„Der Balkan ist mir zu kompliziert!“
Ich sage „Balkan“, meine Alman-Freund*innen sagen: „Das ist mir zu kompliziert!“ Frühmittelalterliche Geschichte oder „Game of Thrones“ ist ihnen jedoch nicht zu kompliziert. Woher kommt diese Abwehrhaltung?
Immer wieder, wenn ich bei mehrheitsdeutschen Freund*innen den Balkan erwähne, fuchteln diese mit den Armen und bedeuten mir, dass ihnen das Thema zu kompliziert sei. Manche von ihnen kennen mich seit vielen Jahren und können sich immer noch nicht merken, aus welchem dieser Länder „da unten“ ich denn komme. Das ist einfach ignorant.
Außerdem will ich ja gar keine geschichtswisssenschaftliche Analyse über die Balkankriege mit ihnen besprechen, sondern lediglich erwähnen, was mir gerade durch den Kopf geht… was man halt so unter Freund*innen macht. Vielleicht möchte ich nur sagen, dass ich mich gefreut habe, weil der türkische Supermarkt Ajvar hatte. Oder, dass ich heute Abend auf ein Konzert einer bosnischen Band gehe. Woher kommt also diese Abwehrhaltung?
Diese Abwehrhaltung kann ich so schwer nachvollziehen, weil es bei mir genau umgekehrt ist: Wenn ich feststelle, dass ich wenig über eine Region oder ein Land weiß, habe ich meist ein schlechtes Gewissen, weil ich offenbar zu wenig Allgemeinwissen habe. Dann werde ich neugierig und höre umso genauer zu. Geschichte und Geografie sind nicht easy, das ist klar. Aber warum jammert die gleiche Person, die in ihrer Freizeit über frühmittelalterliche Geschichte Westeuropas nerdet… oder alle Intrigen und Konflikte von „Game of Thrones“ versteht, wie furchtbar verwirrend Kosovo sei?
Meine These: Um nicht sagen zu müssen „Das interessiert mich nicht“. Denn, wenn’s objektiv zu kompliziert wäre, dann kann einem das fehlende Wissen niemand übel nehmen. Die Person will eine Region als zu kompliziert sehen, sie will gar nicht etwas anderes darüber hören. Mich nervt das, weil ich abweichende Interessen und Wissenslücken okay finde, während ich finde, dass die Abwehrhaltung „Das ist mir zu kompliziert“ jedes potentielle Gespräch zunichte macht.
Ein ähnliches Phänomen ist, wenn Menschen Länder oder Regionen als kulturarm abstempeln: „In Bulgarien gibt’s halt nix“. Wenn’s objektiv nix gäbe, kann einem das fehlende Wissen niemand übel nehmen.
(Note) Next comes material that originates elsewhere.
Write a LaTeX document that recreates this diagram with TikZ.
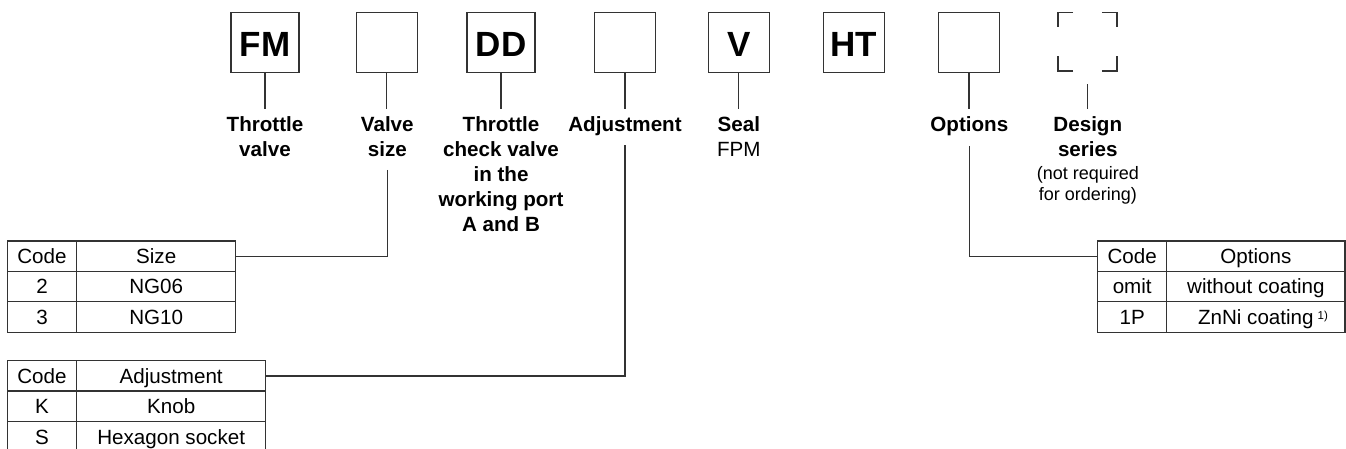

Gleichzeitig sehen viele Leute nicht wie die (Pop-)Kultur mancher Länder, zum Beispiel Japan, für den Westen exotisiert und/oder konsumierbar gemacht wird. Da sind sie dann plötzlich ganz Ohr und werden zu Weaboos. Wo der Konsum fehlt, kommt schnell der Vorwurf es gäbe dort keine interessante oder relevante Kultur, mit der man sich beschäftigen könnte.
Mein Tipp: Ersetzt das Gejammer über komplizierte oder „kulturarme“ Länder durch den Youtube-Channel GeographyNow. (Sofern ihr gut Englisch versteht.) Der Youtuber Paul Barbato (Barby) aus Los Angeles dreht zu jedem Land auf der Welt ein kurzes Einführungsvideo und man merkt, dass er seine Hausaufgaben macht. Ganz ehrlich: Ich fand die Politik Bosniens und Herzegowinas auch kompliziert, aber durch den Youtube-Channel habe ich ein paar der Grundlagen besser verstanden. Es sind kurze, unterhaltsame und humorvolle Videos – und definitiv kein schlechter Einstieg.
Ein weiterer Tipp: Gebt öfter zu, dass ihr keine Ahnung und/oder kein Interesse habt. Das ist ehrlich und damit kann ich arbeiten. Und vergesst nicht, dass Interesse und Desinteresse auch nicht im luftleeren Raum existieren.